A Collection of Kansas Classics

A South Dakota collector prizes old iron from the Sunflower State.

| July 2017

  • In the 1920s, Jensen Bros. began building pumping units in Coffeyville, Kan., just 40 miles from Neodesha, Kan., site of one of the earliest (1892) oil fields in the western U.S.
    Photo by Loretta Sorensen
  • Leon Becker's Ottawa log saw rig has a 5-foot blade. The 1923 model was said to "saw as two men would, only many times faster."
    Photo by Loretta Sorensen
  • Leon Becker.
    Photo by Loretta Sorensen
  • A 4-cycle, 5 hp Ottawa engine powers Leon’s Ottawa log saw. Log saw engines like the Ottawa were typically throttle-governed instead of hit-and-miss, a feature that allowed them to react faster to changing loads on the saw and maintain a constant engine speed.
    Photo by Loretta Sorensen
  • Close-up of the Jensen Bros. pump jack.
    Photo by Loretta Sorensen
  • According to an ad in a 1923 issue of Popular Mechanics, the 1923 Ottawa log saw was considered, “The standard by which all log saws are judged.” It was said to be fast and easy to move, and was capable of making 350 saw cuts per minute. The timing was right for the Kansas company: In 1923, a nationwide coal shortage drove sudden growth in woodcutting-related industries.
    Image courtesy Popular Mechanics

Leon Becker has spent the last 35 years hunting for stationary gas engines at auctions, in junk piles and on leads from friends. Today, the Yankton, S.D., man has a 50-piece collection.

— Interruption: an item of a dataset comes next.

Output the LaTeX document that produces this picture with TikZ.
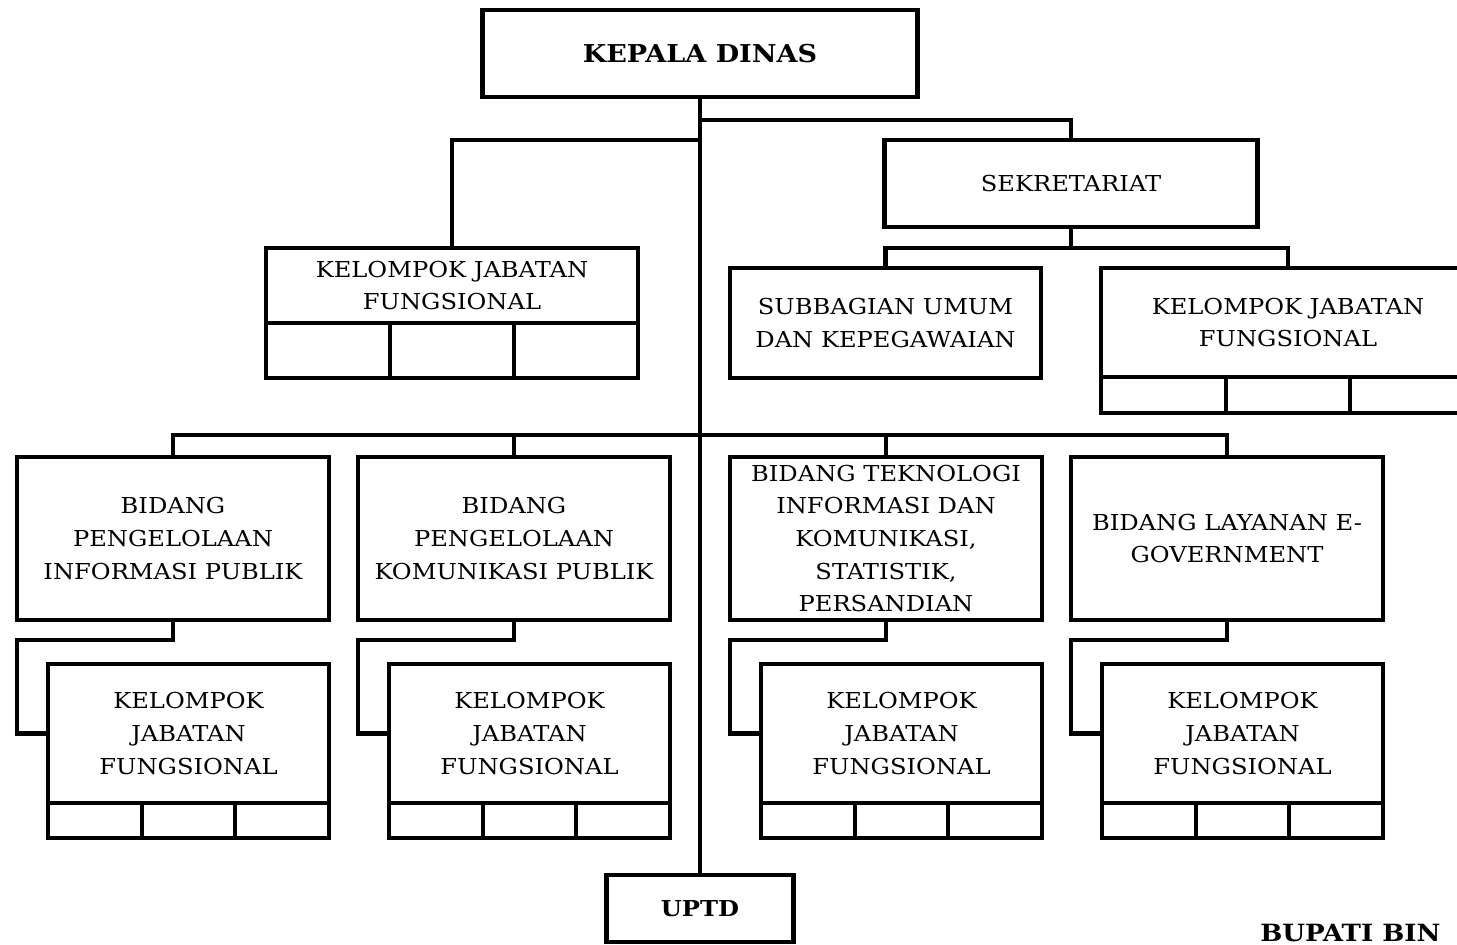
\documentclass[tikz,border=0pt]{standalone}
\usepackage{fontspec}
\setmainfont{DejaVu Serif}[FakeStretch=1.1]
\usepackage{tikz}
\usetikzlibrary{positioning,calc}
\newcommand{\jfcells}[3]{%
  \node[cell, minimum width=#2, minimum height=#3, below right=0pt and 0pt of #1.south west] (#1c1) {};
  \node[cell, minimum width=#2, minimum height=#3, right=0pt of #1c1] (#1c2) {};
  \node[cell, minimum width=#2, minimum height=#3, right=0pt of #1c2] (#1c3) {};
}

\begin{document}
\begin{tikzpicture}[
  box/.style={draw, line width=2.3pt, outer sep=0pt, inner sep=1pt, align=center, font=\fontsize{12.5}{18.5}\selectfont},
  head/.style={box, font=\fontsize{14}{17}\selectfont\bfseries},
  bidang/.style={box, minimum width=6.24cm, minimum height=3.26cm},
  jf/.style={box, minimum width=5.62cm, minimum height=2.78cm},
  cell/.style={draw, line width=2.3pt, outer sep=0pt, inner sep=0pt},
  conn/.style={line width=2.3pt},
  node distance=0.6cm
]
  \useasboundingbox (0,0) rectangle (29.14,-18.9);
  \clip (0,0) rectangle (29.14,-18.9);

  \node[head, minimum width=8.7cm, minimum height=1.74cm] (kadis) at (14,-1.07) {KEPALA DINAS};
  \node[box, below=0.86cm of kadis, xshift=7.42cm, minimum width=7.46cm, minimum height=1.74cm] (sekre) {SEKRETARIAT};
  \node[box, below=3.02cm of kadis, xshift=-4.96cm, minimum width=7.44cm, minimum height=1.5cm] (jfTop) {KELOMPOK JABATAN\\FUNGSIONAL};
  \jfcells{jfTop}{2.48cm}{1.1cm}

  \node[box, below=0.82cm of sekre, xshift=-3.71cm, minimum width=6.22cm, minimum height=2.2cm] (sub) {SUBBAGIAN UMUM\\DAN KEPEGAWAIAN};
  \node[box, below=0.82cm of sekre, xshift=4.34cm, minimum width=7.48cm, minimum height=2.18cm] (jfSek) {KELOMPOK JABATAN\\FUNGSIONAL};
  \jfcells{jfSek}{2.493cm}{0.72cm}

  \node[bidang, below=7.2cm of kadis, xshift=-10.54cm] (bidA) {BIDANG\\PENGELOLAAN\\INFORMASI PUBLIK};
  \node[bidang, right=0.58cm of bidA] (bidB) {BIDANG\\PENGELOLAAN\\KOMUNIKASI PUBLIK};
  \node[bidang, right=1.2cm of bidB] (bidC) {BIDANG TEKNOLOGI\\INFORMASI DAN\\KOMUNIKASI,\\STATISTIK,\\PERSANDIAN};
  \node[bidang, right=0.58cm of bidC] (bidD) {BIDANG LAYANAN E-\\GOVERNMENT};

  \foreach \b in {A,B,C,D} {
    \node[jf, below=0.88cm of bid\b, xshift=0.31cm] (jf\b) {KELOMPOK\\JABATAN\\FUNGSIONAL};
    \jfcells{jf\b}{1.873cm}{0.7cm}
  }

  \node[head, below=15.56cm of kadis, minimum width=3.74cm, minimum height=1.34cm, font=\fontsize{12.5}{15}\selectfont\bfseries] (uptd) {UPTD};

  \node[anchor=base west, inner sep=0pt, font=\fontsize{13.5}{16}\selectfont\bfseries] (bupati) at (25.2,-18.83) {BUPATI BIN};

  \coordinate (sbus) at ([yshift=-0.42cm]sekre.south);
  \coordinate (bus) at ($(bidA.north -| kadis.south)+(0,0.44)$);

  \draw[conn] (kadis.south) -- (uptd.north);
  \draw[conn] ([yshift=-0.46cm]kadis.south) -| (sekre.north);
  \draw[conn] ([yshift=-0.86cm]kadis.south) -| (jfTop.north);
  \draw[conn] (sekre.south) -- (sbus);
  \draw[conn] (sub.north) |- (sbus) -| (jfSek.north);
  \draw[conn] (bidA.north) |- (bus) -| (bidD.north);
  \draw[conn] (bidB.north) |- (bus);
  \draw[conn] (bidC.north) |- (bus);
  \foreach \b in {A,B,C,D}
    \draw[conn] (bid\b.south) |- ([yshift=-0.4cm]bid\b.south west) |- (jf\b.west);
\end{tikzpicture}
\end{document}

Leon’s interest in hit-and-miss engines dates to the 1-3/4 hp Associated engine his father once used to provide power for a cement mixer. After the engine sat abandoned for many years, Leon asked his father for permission to tinker with it and get it running.

Later, after purchasing and restoring a few other hit-and-miss engines, Leon began collecting Delco light plants. They were less costly and, at the time, he was working in the electric power industry. “I started collecting Delco light plants 32 years ago, when I worked for the Nebraska Public Power District,” he says. “The Delco electric generators were really cheap when I started collecting them. Now it could cost as much as $400 to purchase and restore one.”

Leon has enjoyed hearing the personal remembrances of people he encounters who recall how their family used the light plants. “Some people set them up in their basement or an outside building on the farm,” he says. “It’s always fun to hear those stories.”

Interesting finds for a collector

Two of Leon’s prized pieces – an Ottawa 5 hp throttle-governed engine on a 5-foot log saw, and a Jensen Bros. pump jack – were discovered in rather unlikely locations.

“Lucille and Frank Wysuph ran an appliance store on Main Street in Yankton, South Dakota, for many years,” Leon explains. “Frank, a bit of an engine collector, learned that an Ottawa engine was stored at Yankton’s icehouse.” He was told the 4-cycle, water-cooled engine was once used to saw ice on the Missouri River, just a few steps from the icehouse.